The Trump Tax Cut & Jobs Act creates a 2026 Required Minimum Distribution income tax bullet making the Solo Roth 401k a better contribution option now than before.
Under the old tax rates, it made sense to use traditional pre-tax deductible Solo 401(k) contributions. But with new tax rates, the pre-tax decision needs to be re-examined. The Roth contributions, although not initially deductible, grow tax-free and may be far more beneficial in your later years.
TCJA lowered personal marginal tax rates that will go back up in 2026. This means getting money into a Solo 401k Roth now can turn into a big increase in your wealth later
With the potential to return to higher tax rates in 2026 and beyond, adding to accounts such as the Solo Roth 401k requires a second look. WHY? Starting at 70 1/2 age, an IRS designed formula tells you the minimum amount you must start taking out of retirement accounts – as taxable income. This extra income on your tax return:
- often pushes your income into the next higher tax bracket,
- can make more of your Social Security taxable, and also,
- may lead to higher Medicare Part B premiums.

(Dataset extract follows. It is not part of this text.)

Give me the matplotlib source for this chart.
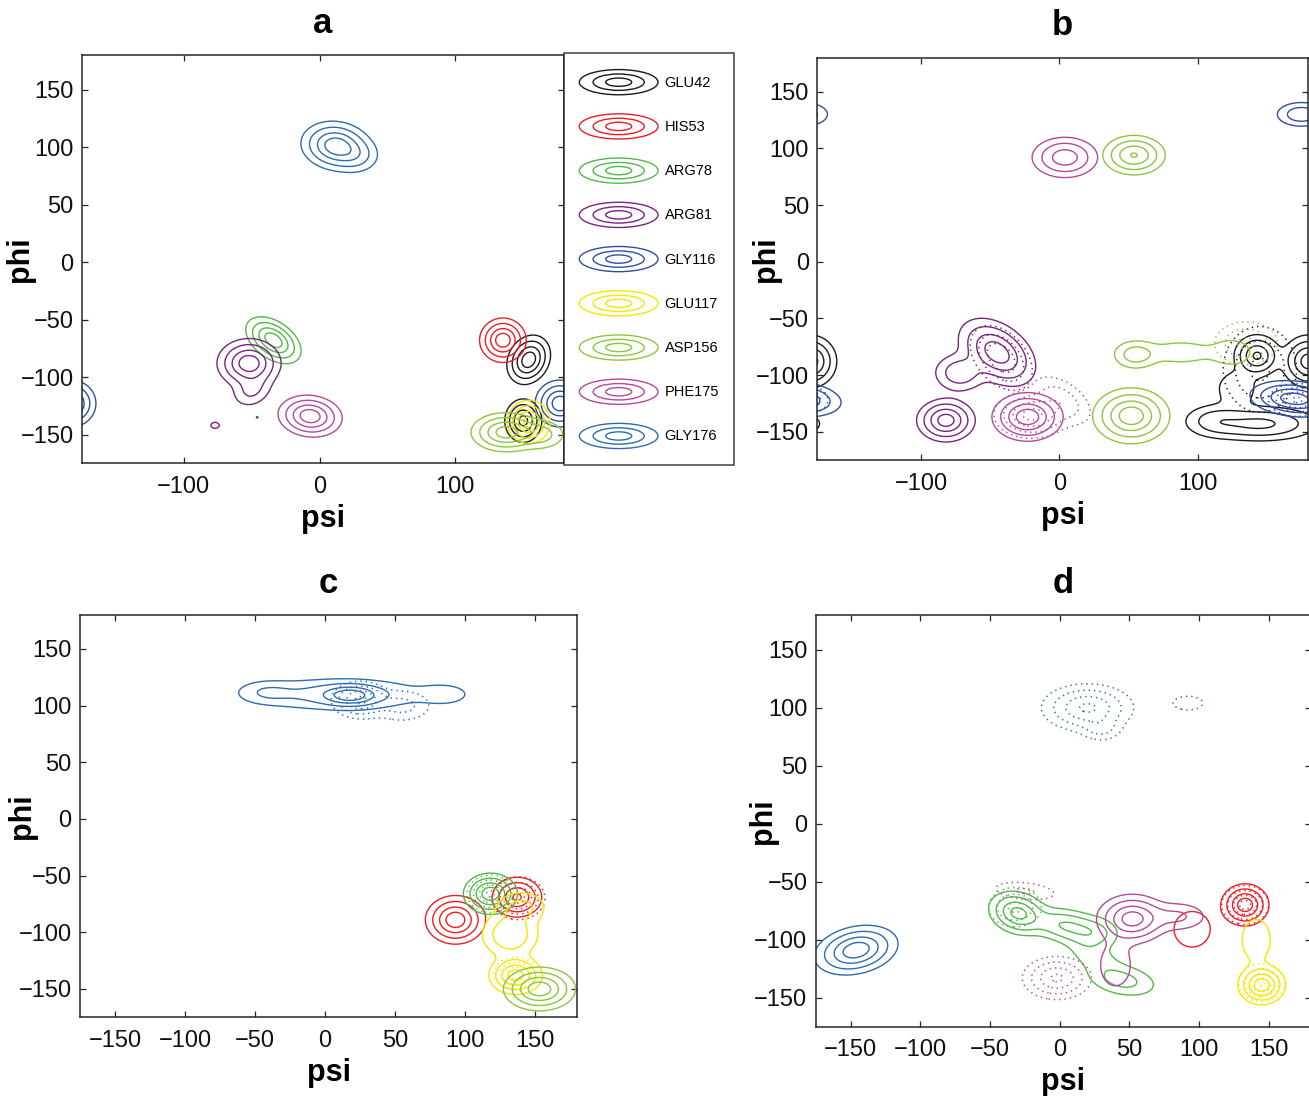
import numpy as np
import matplotlib
matplotlib.use("Agg")
import matplotlib.pyplot as plt
from matplotlib.legend_handler import HandlerBase
from matplotlib.patches import Ellipse, Patch

plt.rcParams['font.family'] = ['Liberation Sans', 'DejaVu Sans']
plt.rcParams['lines.dotted_pattern'] = [0.9, 2.6]

# ---------------- data ----------------
RESIDUES = ['GLU42', 'HIS53', 'ARG78', 'ARG81', 'GLY116', 'GLU117', 'ASP156', 'PHE175', 'GLY176']
COLORS = ['#1a1a1a', '#ee1c24', '#52b848', '#7a2383', '#2f4fa4', '#f7e600', '#8cc63e', '#b4489c', '#2c6cb0']
LEVELS = [0.1, 0.27, 0.53, 0.8]
PHI_TICKS = [-150, -100, -50, 0, 50, 100, 150]
PSI_TICKS_TOP = [-100, 0, 100]
PSI_TICKS_BOTTOM = [-150, -100, -50, 0, 50, 100, 150]
PANEL_TITLES = ['a', 'b', 'c', 'd']

# density components: residue, style, psi, phi, sd_psi, sd_phi, rho, amplitude
PANEL_A = [
    ('GLU42', '-', 154, -85, 7.5, 10, 0.2, 1.0),
    ('GLU42', '-', 150, -138, 6.5, 9, 0.0, 0.9),
    ('HIS53', '-', 135, -68, 8, 9, 0.0, 1.0),
    ('ARG78', '-', -34, -68, 9.5, 9.5, -0.45, 1.0),
    ('ARG81', '-', -52, -88, 11, 10, 0.0, 1.0),
    ('ARG81', '-', -50, -112, 8, 8, 0.2, 0.3),
    ('ARG81', '-', -77, -142, 3, 2.5, 0.0, 0.17),
    ('ARG81', '-', -46, -135, 1.2, 1.2, 0.0, 0.12),
    ('GLY116', '-', 177, -123, 8.5, 9.5, 0.0, 1.0),
    ('GLU117', '-', 154, -139, 7.5, 9, 0.0, 0.9),
    ('ASP156', '-', 137, -148, 12, 8, 0.0, 0.95),
    ('ASP156', '-', 163, -150, 10, 7, 0.0, 0.35),
    ('PHE175', '-', -7, -134, 11, 8.5, -0.1, 1.0),
    ('GLY176', '-', 12, 101, 12, 10, -0.1, 1.0),
    ('GLY176', '-', 28, 92, 9, 8, 0.0, 0.25),
]
PANEL_B = [
    ('GLU42', '-', 143, -83, 8, 9, 0.0, 0.85),
    ('GLU42', '-', 180, -88, 9, 11, 0.0, 0.95),
    ('GLU42', '-', 145, -143, 22, 8, 0.0, 0.6),
    ('GLU42', '-', 112, -140, 12, 8, 0.0, 0.3),
    ('GLU42', '-', 128, -112, 9, 10, 0.0, 0.25),
    ('GLU42', ':', 145, -95, 14, 20, 0.0, 0.6),
    ('ARG81', '-', -45, -80, 13, 14, -0.4, 1.0),
    ('ARG81', '-', -72, -98, 10, 9, 0.0, 0.45),
    ('ARG81', '-', -82, -140, 10, 9, 0.0, 0.95),
    ('ARG81', ':', -42, -85, 11, 14, -0.4, 0.8),
    ('GLY116', '-', 175, 130, 10, 6, 0.0, 0.45),
    ('GLY116', '-', 170, -121, 15, 7.5, -0.2, 1.0),
    ('GLY116', ':', 172, -122, 10, 7, 0.0, 0.85),
    ('ASP156', '-', 54, 94, 11, 8.5, 0.0, 0.82),
    ('ASP156', '-', 52, -136, 13, 11.5, 0.0, 1.0),
    ('ASP156', '-', 55, -82, 9, 7, 0.0, 0.4),
    ('ASP156', '-', 88, -80, 16, 7, 0.0, 0.2),
    ('ASP156', '-', 125, -80, 10, 8, 0.0, 0.22),
    ('ASP156', ':', 135, -72, 12, 10, 0.0, 0.6),
    ('PHE175', '-', 4, 92, 12, 9, 0.0, 0.7),
    ('PHE175', '-', -23, -137, 12, 10, 0.0, 1.0),
    ('PHE175', ':', -20, -135, 13, 10, 0.0, 0.9),
    ('PHE175', ':', 2, -122, 12, 12, -0.5, 0.4),
]
PANEL_C = [
    ('HIS53', '-', 93, -89, 10, 10, 0.0, 1.0),
    ('HIS53', '-', 137, -69, 8.5, 8.5, 0.0, 0.85),
    ('HIS53', ':', 138, -70, 9, 9, 0.0, 0.9),
    ('ARG78', '-', 118, -66, 9, 8.5, 0.0, 1.0),
    ('ARG78', ':', 118, -66, 8, 8, 0.0, 0.85),
    ('GLU117', '-', 136, -138, 9, 8, 0.0, 0.95),
    ('GLU117', '-', 132, -102, 11, 11, 0.0, 0.5),
    ('GLU117', '-', 140, -78, 10, 8, 0.0, 0.35),
    ('GLU117', ':', 136, -136, 8, 7, 0.0, 0.7),
    ('ASP156', '-', 153, -150, 12, 9, 0.0, 1.0),
    ('GLY176', '-', 18, 109, 11, 5, 0.0, 0.7),
    ('GLY176', '-', 10, 110, 35, 8, 0.0, 0.4),
    ('GLY176', '-', -42, 112, 12, 6, 0.0, 0.2),
    ('GLY176', '-', 85, 110, 12, 6, 0.0, 0.18),
    ('GLY176', ':', 25, 105, 10, 8, 0.0, 0.85),
    ('GLY176', ':', 55, 100, 12, 8, 0.0, 0.35),
]
PANEL_D = [
    ('HIS53', '-', 133, -70, 8, 8.5, 0.0, 1.0),
    ('HIS53', '-', 95, -91, 11, 13, 0.0, 0.2),
    ('HIS53', ':', 133, -70, 8, 8, 0.0, 0.9),
    ('ARG78', '-', -30, -77, 10, 9, -0.2, 0.9),
    ('ARG78', '-', 5, -88, 14, 8, -0.3, 0.55),
    ('ARG78', '-', 25, -95, 10, 8, 0.0, 0.3),
    ('ARG78', '-', 45, -135, 14, 8, -0.3, 0.35),
    ('ARG78', '-', 25, -115, 12, 10, -0.5, 0.18),
    ('ARG78', ':', -32, -72, 10, 9, 0.0, 0.6),
    ('GLU117', '-', 145, -139, 8, 8, 0.0, 1.0),
    ('GLU117', '-', 141, -100, 8, 14, 0.0, 0.22),
    ('GLU117', ':', 145, -137, 8, 8, 0.0, 0.85),
    ('PHE175', '-', 52, -82, 12, 10, 0.0, 0.95),
    ('PHE175', '-', 85, -80, 12, 7, 0.0, 0.3),
    ('PHE175', '-', 40, -122, 9, 15, 0.0, 0.2),
    ('PHE175', ':', -2, -133, 12, 9, 0.0, 0.85),
    ('PHE175', ':', -25, -58, 14, 5, -0.3, 0.3),
    ('GLY176', '-', -146, -109, 14, 10, 0.25, 1.0),
    ('GLY176', ':', 20, 100, 16, 10, 0.0, 0.85),
    ('GLY176', ':', 30, 82, 8, 6, 0.0, 0.3),
    ('GLY176', ':', 92, 104, 9, 5, 0.0, 0.2),
]
PANELS = [PANEL_A, PANEL_B, PANEL_C, PANEL_D]

# ---------------- layout ----------------
W, H = 1309, 1096
fig = plt.figure(figsize=(W / 100, H / 100), dpi=100)
rects_px = [(82, 55, 564, 463.3), (817.3, 57.7, 1308.3, 460),
            (80, 615, 577.3, 1017.3), (815.7, 615, 1310.6, 1026.7)]
ylabel_right_px = [35, 781, 37, 778]

g = np.linspace(-180, 180, 361)
PSI, PHI = np.meshgrid(g, g)


def density(comps):
    Z = np.zeros_like(PSI)
    for (_, _, cx, cy, sx, sy, rho, amp) in comps:
        dx = (PSI - cx + 180) % 360 - 180
        dy = (PHI - cy + 180) % 360 - 180
        u, v = dx / sx, dy / sy
        Z += amp * np.exp(-(u * u - 2 * rho * u * v + v * v) / (2 * (1 - rho * rho)))
    return Z


for i, (rect, comps) in enumerate(zip(rects_px, PANELS)):
    l, t, r, b = rect
    ax = fig.add_axes([l / W, 1 - b / H, (r - l) / W, (b - t) / H])
    for res, col in zip(RESIDUES, COLORS):
        for style in ['-', ':']:
            sel = [c for c in comps if c[0] == res and c[1] == style]
            if not sel:
                continue
            Z = density(sel)
            ax.contour(PSI, PHI, Z, levels=LEVELS, colors=[col],
                       linewidths=1.0 if style == '-' else 1.1,
                       linestyles='solid' if style == '-' else 'dotted')
    ax.set_xlim(-175, 180)
    ax.set_ylim(-175, 180)
    ax.set_yticks(PHI_TICKS)
    ax.set_xticks(PSI_TICKS_TOP if i < 2 else PSI_TICKS_BOTTOM)
    ax.set_xticklabels([str(v).replace('-', '\u2212') for v in ax.get_xticks()])
    ax.set_yticklabels([str(v).replace('-', '\u2212') for v in PHI_TICKS])
    ax.tick_params(direction='in', top=True, right=True, length=4, width=0.9,
                   labelsize=17, color='#262626', labelcolor='#111111')
    ax.tick_params(axis='x', pad=9)
    ax.tick_params(axis='y', pad=6)
    for s in ax.spines.values():
        s.set_linewidth(1.1)
        s.set_color('#262626')
    ax.set_title(PANEL_TITLES[i], fontsize=25, fontweight='bold', pad=16)
    ax.set_xlabel('psi', fontsize=22, fontweight='bold', labelpad=4.5)
    ax.set_ylabel('phi', fontsize=22, fontweight='bold')
    ax.yaxis.set_label_coords((ylabel_right_px[i] - l) / (r - l), 0.5)


class RingHandler(HandlerBase):
    def create_artists(self, legend, orig_handle, xdescent, ydescent,
                       width, height, fontsize, trans):
        cx = width / 2 - xdescent
        cy = height / 2 - ydescent
        eh = width * 0.32
        arts = []
        for f in (1.0, 0.65, 0.33):
            arts.append(Ellipse((cx, cy), width * f, eh * f, fill=False,
                                edgecolor=orig_handle.get_edgecolor(), lw=1.0,
                                transform=trans))
        return arts


handles = [Patch(facecolor='none', edgecolor=c) for c in COLORS]
leg = fig.legend(handles, RESIDUES, handler_map={Patch: RingHandler()},
                 loc='upper left', bbox_to_anchor=(564 / W, 1 - 53 / H),
                 bbox_transform=fig.transFigure, fontsize=10.5,
                 handlelength=5.4, handleheight=2.55, labelspacing=1.13,
                 borderpad=1.05, handletextpad=0.45, frameon=True,
                 fancybox=False, edgecolor='#111111', borderaxespad=0)
leg.get_frame().set_linewidth(1.1)

fig.savefig('out.png', dpi=100, facecolor='white')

RMDs can create a 2026 tax-bomb. Add on higher rates when that bomb hits in 2026, and wham, your net earnings in retirement can take a big income tax hit.
Using the lower tax rates starting in 2018, you’ll have a tax rate advantage when the rates rise again in 2026.
Consider this: Under the lower tax rules, before age 70, you convert a portion of your pre-tax Solo 401k to a Solo 401k Roth, and only pay taxes at the 10% and 12% rates. Starting in 2026, after reaching age 70½, without this strategy, you would be subject to tax rates at the higher marginal rates of 25% and 28%. By using the Roth conversion strategy, you pay taxes at 12 cents on the dollar today, instead of 25-28 cents or more per dollar later. That’s a tax rate advantage you don’t want to miss.
As far as the income limitations, if your adjusted gross income in 2018 is less than $275,000, you can make an annual contribution to a Solo 401k Roth of $18,500 if you are under age 50 or $24,500 if you are 50 or older. If you have a spouse working with you, who has earned income, your spouse can make a Solo 401k Roth contribution as well. With smart review, there is usually a way to get money into a Solo Roth 401k.
Those within a few years of retirement aren’t the only ones who should take another look at Solo 401k Roth. Shrewd planning means finding ways to get money into a Solo 401k Roth to help amplify your savings. With the new tax laws, a little figuring now can mean thousands in tax savings later.